And so, after a decade-and-a-half, cycling’s most-cited statistic can finally be deployed in the past and not the present tense.
For 15 years, Cofidis have been cycling’s whipping boys, the constant butt of many a Tour de France joke. For most fans, they were making up the numbers, at times invited to participate purely because of the flag next to their name, and not because of their sporting criteria.
Wherever the big, travelling circus went, Cofidis followed, hiding like shy and sometimes shamed kids, not fitting in, and not really even trying to. Bike races came, bike races went, and Cofidis were just about the only anonymous figures in the world’s most spectated sporting event.
They were derided, laughed at; they had become a byword for hilarious failure. Among the cycling press, July was synonymous with quoting Cofidis’ long, barren run without a Tour stage win, just as it was for any given generic media outlet in calculating how many equivalent Big Macs a cyclist consumes during a race day. Every year it was the same, a rough and unloved rinse and repeat.
And then to the 2023 Tour de France. A team of eight riders was selected, all tasked with one very simple, clear objective: to secure the team’s first stage win at their home Grand Tour – the one race that actually really, really matters for their French sponsors – since Sylvain Chavanel won stage 19 of the 2008 Tour.
It was assumed that their horses in the fight were the respected and experienced Guillaume Martin, Bryan Coquard and Ion Izaguirre, but how we’d overlooked Victor Lafay. On the first stage, the 27-year-old set the fastest time up the final climb of Côte de Pike, and that was just a taste of what would come 24 hours later.

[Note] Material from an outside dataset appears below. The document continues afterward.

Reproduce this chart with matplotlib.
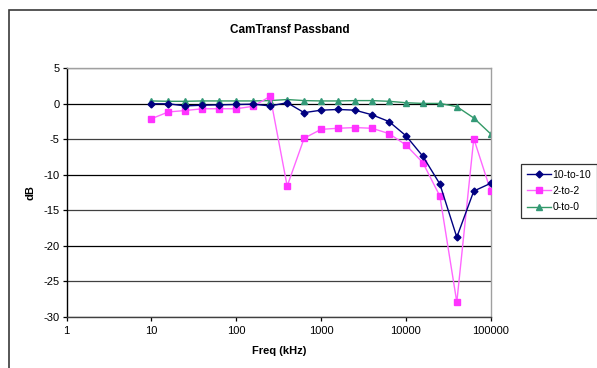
import matplotlib.pyplot as plt
import numpy as np
from matplotlib.patches import Rectangle
from matplotlib.ticker import FixedLocator, NullLocator

# frequency points (kHz), 1/5-decade steps
freq = [10, 15.8, 25.1, 39.8, 63.1, 100, 158, 251, 398, 631, 1000, 1585,
        2512, 3981, 6310, 10000, 15849, 25119, 39811, 63096, 100000]

db_10 = [0.0, 0.0, -0.3, -0.2, -0.15, -0.1, -0.05, -0.3, 0.15, -1.25, -0.9,
         -0.8, -0.9, -1.55, -2.5, -4.5, -7.4, -11.3, -18.8, -12.3, -11.2]
db_2 = [-2.1, -1.15, -0.95, -0.7, -0.7, -0.7, -0.35, 1.05, -11.6, -4.85, -3.6,
        -3.45, -3.35, -3.45, -4.2, -5.8, -8.3, -13.0, -27.95, -4.9, -12.3]
db_0 = [0.4, 0.35, 0.35, 0.4, 0.4, 0.4, 0.4, 0.45, 0.6, 0.45, 0.4,
        0.4, 0.45, 0.45, 0.35, 0.15, 0.05, 0.05, -0.4, -2.0, -4.25]

labels = ["10-to-10", "2-to-2", "0-to-0"]
yticks = [5, 0, -5, -10, -15, -20, -25, -30]
xticks = [1, 10, 100, 1000, 10000, 100000]

plt.rcParams["font.family"] = ["Liberation Sans", "DejaVu Sans"]
plt.rcParams["axes.unicode_minus"] = False

fig = plt.figure(figsize=(5.97, 3.68), dpi=100)
ax = fig.add_axes([0.1117, 0.1394, 0.7103, 0.675])

# outer chart border (runs off the right/bottom of the image)
fig.patches.append(Rectangle((9 / 597, -0.2), 1.2, 1.2 - 10 / 368,
                             transform=fig.transFigure, fill=False,
                             edgecolor="#3a3a3a", lw=1.2, zorder=0))

for y in yticks:
    ax.axhline(y, color="#000000" if y in (0, -10, -20) else "#404040",
               lw=0.9, zorder=1)

ax.plot(freq, db_10, color="#000080", marker="D", ms=3.5, lw=1,
        label=labels[0], zorder=4)
ax.plot(freq, db_2, color="#ff66ff", marker="s", ms=4.5, lw=1,
        mfc="#ff33ff", mec="#ff33ff", label=labels[1], zorder=3)
ax.plot(freq, db_0, color="#339966", marker="^", ms=5, lw=1,
        mfc="#339977", mec="#339977", label=labels[2], zorder=2)

ax.set_xscale("log")
ax.set_xlim(1, 100000)
ax.set_ylim(-30, 5)
ax.xaxis.set_major_locator(FixedLocator(xticks))
ax.xaxis.set_minor_locator(NullLocator())
ax.set_xticklabels([str(v) for v in xticks])
ax.set_yticks(yticks)
ax.tick_params(labelsize=8, length=3, width=0.9, colors="#000000")
ax.tick_params(axis="y", pad=2)
ax.tick_params(axis="x", pad=4)

ax.spines["left"].set_color("#000000")
ax.spines["bottom"].set_color("#404040")
ax.spines["top"].set_color("#a0a0a0")
ax.spines["right"].set_color("#a0a0a0")
for s in ax.spines.values():
    s.set_linewidth(1)

ax.set_xlabel("Freq (kHz)", fontsize=8, fontweight="bold", labelpad=7)
ax.set_ylabel("dB", fontsize=8, fontweight="bold", labelpad=6)
fig.text(0.486, 0.918, "CamTransf Passband", ha="center", va="center",
         fontsize=8.5, fontweight="bold")

leg = ax.legend(loc="upper left", bbox_to_anchor=(521 / 597, 1 - 164 / 368),
                bbox_transform=fig.transFigure, fontsize=7.5, frameon=True,
                fancybox=False, edgecolor="#000000", borderpad=0.55,
                labelspacing=0.6, handlelength=2.3, handletextpad=0.15,
                borderaxespad=0)
leg.get_frame().set_linewidth(0.9)

fig.savefig("out.png", dpi=100)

Image: Alex Whitehead/SWpix
The man from Lyon formed part of the front group that came back together on the run-in to San Sebastián after a rip-roaring ride up Jaizkibel, an ascent that didn't produce any substantial GC splits despite the best efforts of Tadej Pogačar, and as the reduced group raced under the flamme rouge, readying itself for a bunch sprint, Lafay clipped off the front and went into time trial mode, a lifetime of sacrifices all for this moment, a chance to end an entire team’s collective and everlasting nightmare.
Those types of moves aren’t meant to pay off. They’re thankless missions, a survival rate of just a few percent. Sometimes it does go the chancer’s way, but never Cofidis’ way. A rider for the red-and-white team jumping clear, even one with evident zest and tactical astuteness like Lafay, barely causes the ticker on a scared barometer to rise above its baseline. They’ve not been plucky losers down the years; they’ve just been losers.
But on stage two of the 2023 Tour, Lafay spectacularly hung on by mere metres, the mockery became history, the derision became surprise, and the frustration for one of France’s longest-running teams converted into elation.
Any champagne Cofidis had left over from 2008 will have aged so much that it would have lost its effervescence, the bubbles spouting out rather pathetically as opposed to effusively spraying anyone in line of sight. So long gone was it that online celebratory GIFs weren’t even dreamed of, the job title of social media content creator yet to even exist.
Through all the changes, Cofidis’ continued shortcomings were the one constant. Hated by the architects, but wickedly loved by the observers. Ending a drought is never worth the wait; the emotion is only one of relief, but the joy that comes with bringing closure to an unwanted hoodoo can rarely be rivalled.
Finally, Cofidis are stage winners in the Tour de France once again.